A Forensic Analysis of Homeland – Feb 8, 2018

Homeland: Is the CIA Drama Actually Any Good? (A Forensic Investigation)

by Gavin Haynes | The Guardian | February 8, 2018

Source: Showtime – Photo: Everett/Rex Features

We armed our writer with some DVDs and a few cups of coffee and he came back with a definitive answer to one of TV’s biggest unanswered questions. Homeland is famous for two things: Claire Danes’ capacity to act by wobbling her face, and being maddeningly uneven. Terrorists come and go: who could tell a Bibi Hamed from a Saad Massoud in the long game? But inconsistency remains. So as the show resumes later this month, when you look at it across six seasons, is Homeland actually any good? The question has never quite been resolved. Until now. Six seasons, one metric. Goodness.

Season One

UPSIDE

What’s striking now about Homeland’s debut is how slow it is. Rather than what it became – a frantic hail of bullets falling amid a fog of sarin gas – this is a psychological turn about the alienation of a returning PoW.

DOWNSIDE

A climax that’s a touch random. Nicholas Brody (Damian Lewis) attempts to turn the vice president into strawberry jam with his suicide vest, before mammalian evolutionary programming saves the day, via a last-minute phone call from his teenage daughter – as if The Godfather climaxed with the Monty Python foot coming down on Michael Corleone.

Verdict: 57% good

Season Two

UPSIDE

A smooth tension between plot and action. For instance, hapless killing machine Brody nips out to stab his bomb-suit tailor in the woods while still on the phone to his wife. In the pivotal interrogation scene, dark arts master Peter Quinn (Rupert Friend) stabs Brody in the hand.

DOWNSIDE

The love arc. The grindingly inevitable grinding scene.
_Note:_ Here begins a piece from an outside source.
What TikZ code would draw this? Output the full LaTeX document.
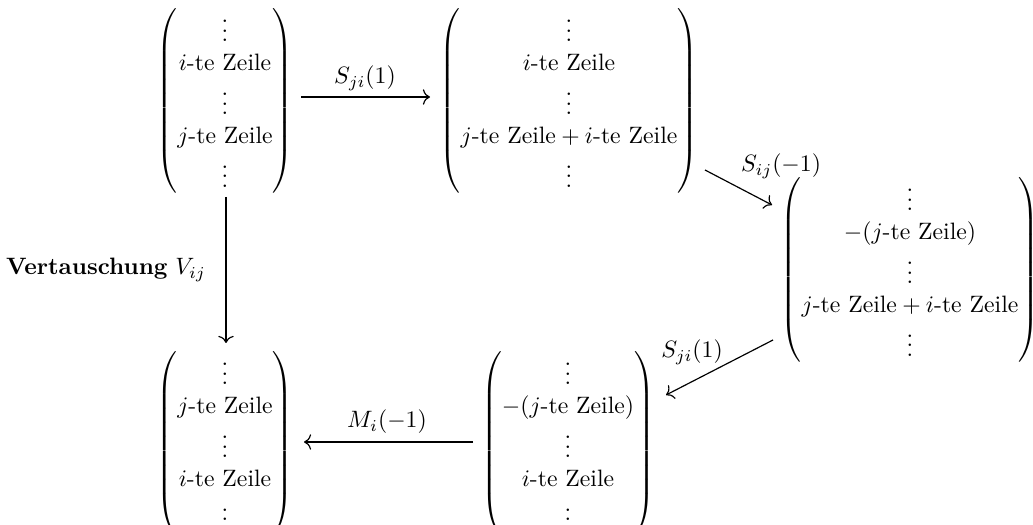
\documentclass[tikz,border=0pt]{standalone}
\usepackage{amsmath}
\usetikzlibrary{arrows.meta}
\begin{document}
\begin{tikzpicture}[x=0.4219pt,y=-0.4219pt,
  mat/.style={inner sep=0pt,outer sep=0pt},
  lab/.style={inner sep=1pt},
  arr/.style={-{Computer Modern Rightarrow[length=3pt,width=6.5pt]},line width=0.5pt}]
\useasboundingbox (0,0) rectangle (1033,525);
\node[mat] (m1) at (225,101) {$\begin{pmatrix}\vdots\\ i\text{-te Zeile}\\ \vdots\\ j\text{-te Zeile}\\ \vdots\end{pmatrix}$};
\node[mat] (m2) at (569,101) {$\begin{pmatrix}\vdots\\ i\text{-te Zeile}\\ \vdots\\ j\text{-te Zeile}+i\text{-te Zeile}\\ \vdots\end{pmatrix}$};
\node[mat] (m3) at (910,270) {$\begin{pmatrix}\vdots\\ -(j\text{-te Zeile})\\ \vdots\\ j\text{-te Zeile}+i\text{-te Zeile}\\ \vdots\end{pmatrix}$};
\node[mat] (m4) at (225,444) {$\begin{pmatrix}\vdots\\ j\text{-te Zeile}\\ \vdots\\ i\text{-te Zeile}\\ \vdots\end{pmatrix}$};
\node[mat] (m5) at (568,444) {$\begin{pmatrix}\vdots\\ -(j\text{-te Zeile})\\ \vdots\\ i\text{-te Zeile}\\ \vdots\end{pmatrix}$};
\coordinate (a1s) at (301,97);
\coordinate (a1e) at (430,97);
\coordinate (a2s) at (705,170);
\coordinate (a2e) at (772,205);
\coordinate (a3s) at (226,197);
\coordinate (a3e) at (226,343);
\coordinate (a4s) at (773,340);
\coordinate (a4e) at (666,395);
\coordinate (a5s) at (473,442);
\coordinate (a5e) at (304,442);
\draw[arr] (a1s) -- (a1e);
\draw[arr] (a2s) -- (a2e);
\draw[arr] (a3s) -- (a3e);
\draw[arr] (a4s) -- (a4e);
\draw[arr] (a5s) -- (a5e);
\node[lab] (l1) at (365,78) {$S_{ji}(1)$};
\node[lab] (l2) at (781,166) {$S_{ij}(-1)$};
\node[lab] (l3) at (106,270) {\textbf{Vertauschung} $V_{ij}$};
\node[lab] (l4) at (692,352) {$S_{ji}(1)$};
\node[lab] (l5) at (387,422) {$M_i(-1)$};
\end{tikzpicture}
\end{document}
The closer the pair get, the more you realise they are both ghastly narcissists who should get the chair just on a precautionary principle.

Verdict: 57% good

Season Three

UPSIDE

The blood is up, the gore is coming thick and fast. Opens promisingly with Quinn killing a child instead of the Langley bombing mastermind. This horror is quickly superseded when new baddie General Akbari (Houshang Touzi) bashes his ex-wife’s throat with a broken bottle. We are introduced to F Murray Abraham’s deliciously amoral Dar Adal, and, in one of TV’s greatest public hanging love stories, Brody is sentenced to death in Tehran, as a pregnant Carrie Mathison (Claire Danes) does her best wobbly-face.

DOWNSIDE

Iranians? Nukes? The sense of a knock-off 24 is starting to grate, and suddenly we are a long way from the pathos of a returning PoW. Brody is packed off to Iran to do some Seal stuff not long after he has been held hostage for a second time, because he is definitely not volatile or anything. Meanwhile, the scriptwriters have doltishly placed Carrie in Iran like a Sim, where she idles uselessly until her big hanging scene.